Last fall my husband and a friend of his cut the dead junipers that lined the front our house down to small trunks. All winter when I pulled in the driveway I noted that empty front wall of the house and the garden that begged to be replanted with something new, fresh and yes, living. Since I am not a gardener, I used my Chapters gift card to purchase a book entitled learn to garden; a practical introduction to gardening and began dreaming about creating a rock garden. I think I chose this Dorling Kindersley “DK” book because when I worked at the library I found there was something about the layout, the combination of pictures, captions, and text with different font sizes that tempted me to steal them. I could picture myself like a dog that finds something smelly and rolls around on it, rubbing my cheeks, shoulders and back on the pages. P.S. For those of you who are concerned, I never did help myself to books off the shelf.
It turns out that learning to garden requires lots of knowledge. At first it is a little overwhelming to consider soil types,
sunlight, colour and height combinations, watering and layout. So I decided to take it one step at a time. Since we live on a country road, obtaining rocks wasn’t an issue. Here, farmers plow up their fields and toss the rocks they dig up in the ditches. My husband and I ventured out and collected enough rocks to fill our 5 x 18 foot garden. My goal here was to fill up much of the garden with rocks to cut down on weeding. We weren’t particular in our collection. I sensed that the variety of sizes and colours would add to the overall appeal.
For almost two months the garden was truly a rock garden. It had no plants. While I waited for the fear of frost to past, I read about types of plants, picked up seeds, carefully
read the planting instructions and planted some seeds to sprout in our greenhouse kitchen window. I also started a garden journal carefully noting the dates I planted and gluing the seed packages to the pages.

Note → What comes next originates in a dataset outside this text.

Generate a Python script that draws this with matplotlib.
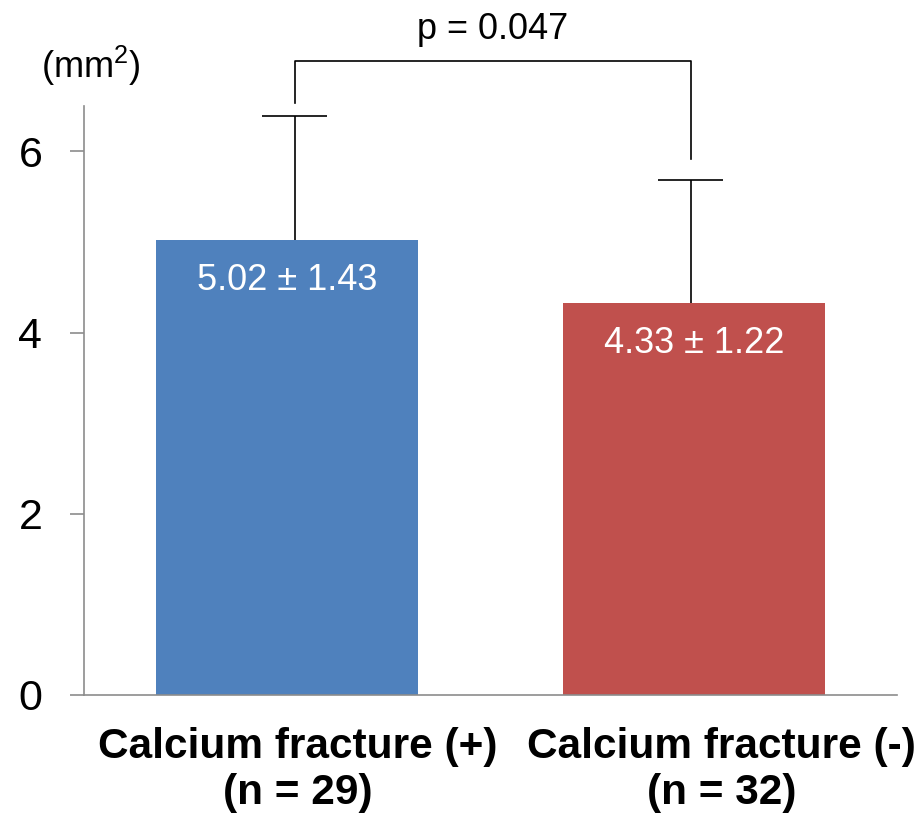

However, when it came time to plant these flowers I found myself ignoring all of the instructions and choosing locations on my sense of where to place them. As these plants grew I encountered a problem in being unable to determine which plants were actually flowers and which were weeds. Never being really sure I utilized the” guess and by golly” methodology of gardening. I guess this is a weed, by golly I hope it is.
Throughout the spring and early summer I increasingly found myself stopping at gardening centres. Not one or, two or even three, but every
gardening centre from Ajax to Baltimore (north of Cobourg). I felt proud of myself when I purchased wilted perennials for a quarter and delighted in selecting just the right location to plant it and nurture it to health. And I no longer glue the flower labels into my gardening scrapbook. I am lucky to get the label tossed into it. While my flowers take some time to settle in and blossom, I wait.
Often I find my approach to rock gardening a little like my approach to writing. I read about learning to write, collect tips from workshops on writing from across the Durham Region (in Toronto, Uxbridge, Peterborough and Port Hope) and collect word snippets in a notebook. I practice write, often ignoring all the instructions. When I edit, I guess which words need weeding from the page hoping that I am not pulling Thyme or Showy Lady Slippers. I ask others for feedback and I rearrange. Then, I hope, that one day all this word collecting, digging around in the earth, planting ideas, watering and weeding words and rearranging will eventually create a beautiful story to share with other people.